### MATERIAL PROVIDED
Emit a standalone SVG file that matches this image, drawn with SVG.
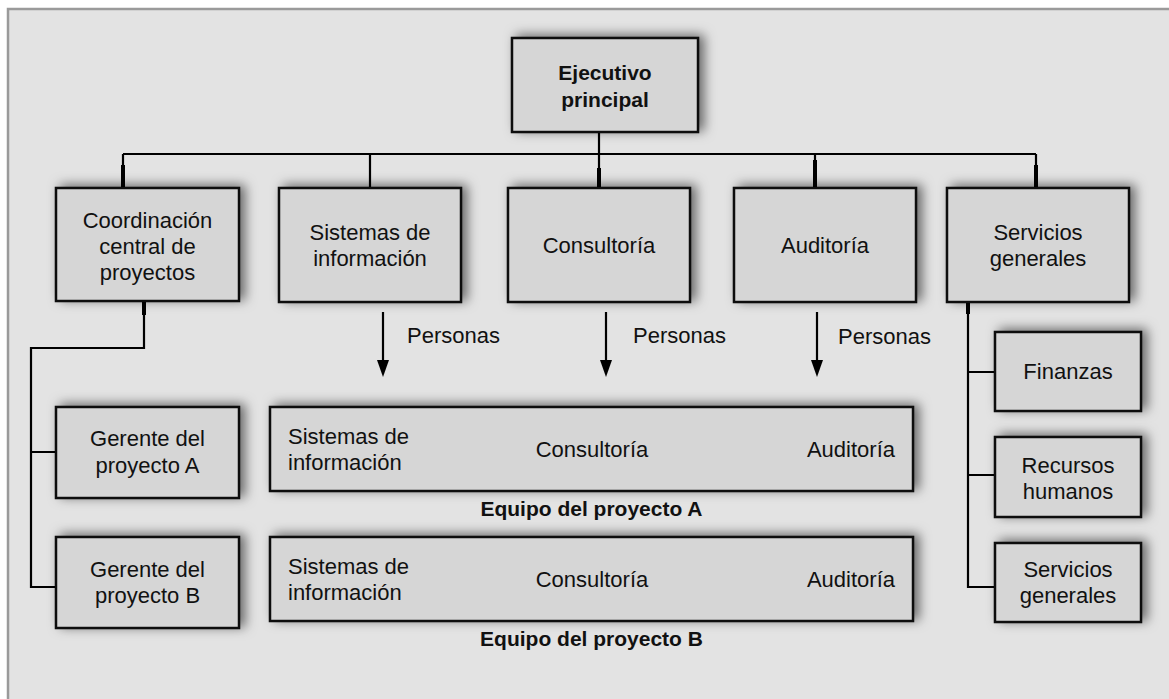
<svg xmlns="http://www.w3.org/2000/svg" width="1169" height="699" viewBox="0 0 1169 699">
<style>
.box{fill:#d6d6d6;stroke:#111;stroke-width:2.5;filter:url(#sh)}
.t{font-family:"Liberation Sans",Arial,sans-serif;font-size:22px;fill:#111;text-anchor:middle}
.l{text-anchor:start}
.r{text-anchor:end}
.b{font-weight:bold;font-size:21px}
.c{fill:none;stroke:#000;stroke-width:2.2}
.stub{fill:none;stroke:#000;stroke-width:4}
.ah{fill:#000}
</style>
<defs>
<filter id="sh" x="-20%" y="-40%" width="145%" height="170%">
<feDropShadow dx="5" dy="-2" stdDeviation="6" flood-color="#000" flood-opacity="0.55"/>
</filter>
</defs>
<rect x="0" y="0" width="1169" height="699" fill="#fff"/>
<rect x="8" y="9" width="1170" height="700" fill="#e3e3e3" stroke="#9a9a9a" stroke-width="2.5"/>

<g id="connectors">
<path class="c" d="M599,132 V188"/>
<path class="c" d="M123,154 H1036"/>
<path class="c" d="M123,154 V188 M370,154 V188 M815,154 V188 M1036,154 V188"/>
<path class="stub" d="M123,165 V188 M1036,165 V188 M599,168 V188 M815,160 V188"/>
<path class="c" d="M144,301 V348 H31 V587 H56 M31,452 H56"/>
<path class="stub" d="M144,301 V315"/>
<path class="c" d="M968,302 V587 H995 M968,372 H995 M968,475 H995"/>
<path class="stub" d="M968,302 V314"/>
<path class="c" d="M383,312 V362"/>
<polygon class="ah" points="377,360 389,360 383,377"/>
<path class="c" d="M606,312 V362"/>
<polygon class="ah" points="600,360 612,360 606,377"/>
<path class="c" d="M817,312 V362"/>
<polygon class="ah" points="811,360 823,360 817,377"/>
<text class="t l" x="407" y="343">Personas</text>
<text class="t l" x="633" y="343">Personas</text>
<text class="t l" x="838" y="344">Personas</text>
</g>

<g id="ejecutivo">
<rect class="box" x="512" y="38" width="186" height="94"/>
<text class="t b" x="605" y="80">Ejecutivo</text>
<text class="t b" x="605" y="107">principal</text>
</g>

<g id="coordinacion">
<rect class="box" x="56" y="188" width="183" height="113"/>
<text class="t" x="147.5" y="228">Coordinación</text>
<text class="t" x="147.5" y="254">central de</text>
<text class="t" x="147.5" y="280">proyectos</text>
</g>

<g id="sistemas">
<rect class="box" x="279" y="188" width="182" height="114"/>
<text class="t" x="370" y="240">Sistemas de</text>
<text class="t" x="370" y="266">información</text>
</g>

<g id="consultoria">
<rect class="box" x="508" y="188" width="182" height="114"/>
<text class="t" x="599" y="253">Consultoría</text>
</g>

<g id="auditoria">
<rect class="box" x="734" y="188" width="182" height="114"/>
<text class="t" x="825" y="253">Auditoría</text>
</g>

<g id="servicios">
<rect class="box" x="947" y="188" width="182" height="114"/>
<text class="t" x="1038" y="240">Servicios</text>
<text class="t" x="1038" y="266">generales</text>
</g>

<g id="gerenteA">
<rect class="box" x="56" y="407" width="183" height="91"/>
<text class="t" x="147.5" y="446">Gerente del</text>
<text class="t" x="147.5" y="473">proyecto A</text>
</g>

<g id="gerenteB">
<rect class="box" x="56" y="537" width="183" height="91"/>
<text class="t" x="147.5" y="577">Gerente del</text>
<text class="t" x="147.5" y="603">proyecto B</text>
</g>

<g id="equipoA">
<rect class="box" x="270" y="407" width="643" height="84"/>
<text class="t l" x="288" y="444">Sistemas de</text>
<text class="t l" x="288" y="470">información</text>
<text class="t" x="592" y="457">Consultoría</text>
<text class="t r" x="895" y="457">Auditoría</text>
<text class="t b" x="591.5" y="516">Equipo del proyecto A</text>
</g>

<g id="equipoB">
<rect class="box" x="270" y="537" width="643" height="84"/>
<text class="t l" x="288" y="574">Sistemas de</text>
<text class="t l" x="288" y="600">información</text>
<text class="t" x="592" y="587">Consultoría</text>
<text class="t r" x="895" y="587">Auditoría</text>
<text class="t b" x="591.5" y="646">Equipo del proyecto B</text>
</g>

<g id="finanzas">
<rect class="box" x="995" y="332" width="146" height="79"/>
<text class="t" x="1068" y="379">Finanzas</text>
</g>

<g id="recursos">
<rect class="box" x="995" y="437" width="146" height="80"/>
<text class="t" x="1068" y="473">Recursos</text>
<text class="t" x="1068" y="499">humanos</text>
</g>

<g id="servicios2">
<rect class="box" x="995" y="543" width="146" height="79"/>
<text class="t" x="1068" y="577">Servicios</text>
<text class="t" x="1068" y="603">generales</text>
</g>
</svg>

### WORK INSTRUCTIONS
Without the pictures, retype the whole of the material above exactly.

### ANSWER TO THIS PROBLEM
Emit a standalone SVG file that matches this image, drawn with SVG.
<svg xmlns="http://www.w3.org/2000/svg" width="1169" height="699" viewBox="0 0 1169 699">
<style>
.box{fill:#d6d6d6;stroke:#111;stroke-width:2.5;filter:url(#sh)}
.t{font-family:"Liberation Sans",Arial,sans-serif;font-size:22px;fill:#111;text-anchor:middle}
.l{text-anchor:start}
.r{text-anchor:end}
.b{font-weight:bold;font-size:21px}
.c{fill:none;stroke:#000;stroke-width:2.2}
.stub{fill:none;stroke:#000;stroke-width:4}
.ah{fill:#000}
</style>
<defs>
<filter id="sh" x="-20%" y="-40%" width="145%" height="170%">
<feDropShadow dx="5" dy="-2" stdDeviation="6" flood-color="#000" flood-opacity="0.55"/>
</filter>
</defs>
<rect x="0" y="0" width="1169" height="699" fill="#fff"/>
<rect x="8" y="9" width="1170" height="700" fill="#e3e3e3" stroke="#9a9a9a" stroke-width="2.5"/>

<g id="connectors">
<path class="c" d="M599,132 V188"/>
<path class="c" d="M123,154 H1036"/>
<path class="c" d="M123,154 V188 M370,154 V188 M815,154 V188 M1036,154 V188"/>
<path class="stub" d="M123,165 V188 M1036,165 V188 M599,168 V188 M815,160 V188"/>
<path class="c" d="M144,301 V348 H31 V587 H56 M31,452 H56"/>
<path class="stub" d="M144,301 V315"/>
<path class="c" d="M968,302 V587 H995 M968,372 H995 M968,475 H995"/>
<path class="stub" d="M968,302 V314"/>
<path class="c" d="M383,312 V362"/>
<polygon class="ah" points="377,360 389,360 383,377"/>
<path class="c" d="M606,312 V362"/>
<polygon class="ah" points="600,360 612,360 606,377"/>
<path class="c" d="M817,312 V362"/>
<polygon class="ah" points="811,360 823,360 817,377"/>
<text class="t l" x="407" y="343">Personas</text>
<text class="t l" x="633" y="343">Personas</text>
<text class="t l" x="838" y="344">Personas</text>
</g>

<g id="ejecutivo">
<rect class="box" x="512" y="38" width="186" height="94"/>
<text class="t b" x="605" y="80">Ejecutivo</text>
<text class="t b" x="605" y="107">principal</text>
</g>

<g id="coordinacion">
<rect class="box" x="56" y="188" width="183" height="113"/>
<text class="t" x="147.5" y="228">Coordinación</text>
<text class="t" x="147.5" y="254">central de</text>
<text class="t" x="147.5" y="280">proyectos</text>
</g>

<g id="sistemas">
<rect class="box" x="279" y="188" width="182" height="114"/>
<text class="t" x="370" y="240">Sistemas de</text>
<text class="t" x="370" y="266">información</text>
</g>

<g id="consultoria">
<rect class="box" x="508" y="188" width="182" height="114"/>
<text class="t" x="599" y="253">Consultoría</text>
</g>

<g id="auditoria">
<rect class="box" x="734" y="188" width="182" height="114"/>
<text class="t" x="825" y="253">Auditoría</text>
</g>

<g id="servicios">
<rect class="box" x="947" y="188" width="182" height="114"/>
<text class="t" x="1038" y="240">Servicios</text>
<text class="t" x="1038" y="266">generales</text>
</g>

<g id="gerenteA">
<rect class="box" x="56" y="407" width="183" height="91"/>
<text class="t" x="147.5" y="446">Gerente del</text>
<text class="t" x="147.5" y="473">proyecto A</text>
</g>

<g id="gerenteB">
<rect class="box" x="56" y="537" width="183" height="91"/>
<text class="t" x="147.5" y="577">Gerente del</text>
<text class="t" x="147.5" y="603">proyecto B</text>
</g>

<g id="equipoA">
<rect class="box" x="270" y="407" width="643" height="84"/>
<text class="t l" x="288" y="444">Sistemas de</text>
<text class="t l" x="288" y="470">información</text>
<text class="t" x="592" y="457">Consultoría</text>
<text class="t r" x="895" y="457">Auditoría</text>
<text class="t b" x="591.5" y="516">Equipo del proyecto A</text>
</g>

<g id="equipoB">
<rect class="box" x="270" y="537" width="643" height="84"/>
<text class="t l" x="288" y="574">Sistemas de</text>
<text class="t l" x="288" y="600">información</text>
<text class="t" x="592" y="587">Consultoría</text>
<text class="t r" x="895" y="587">Auditoría</text>
<text class="t b" x="591.5" y="646">Equipo del proyecto B</text>
</g>

<g id="finanzas">
<rect class="box" x="995" y="332" width="146" height="79"/>
<text class="t" x="1068" y="379">Finanzas</text>
</g>

<g id="recursos">
<rect class="box" x="995" y="437" width="146" height="80"/>
<text class="t" x="1068" y="473">Recursos</text>
<text class="t" x="1068" y="499">humanos</text>
</g>

<g id="servicios2">
<rect class="box" x="995" y="543" width="146" height="79"/>
<text class="t" x="1068" y="577">Servicios</text>
<text class="t" x="1068" y="603">generales</text>
</g>
</svg>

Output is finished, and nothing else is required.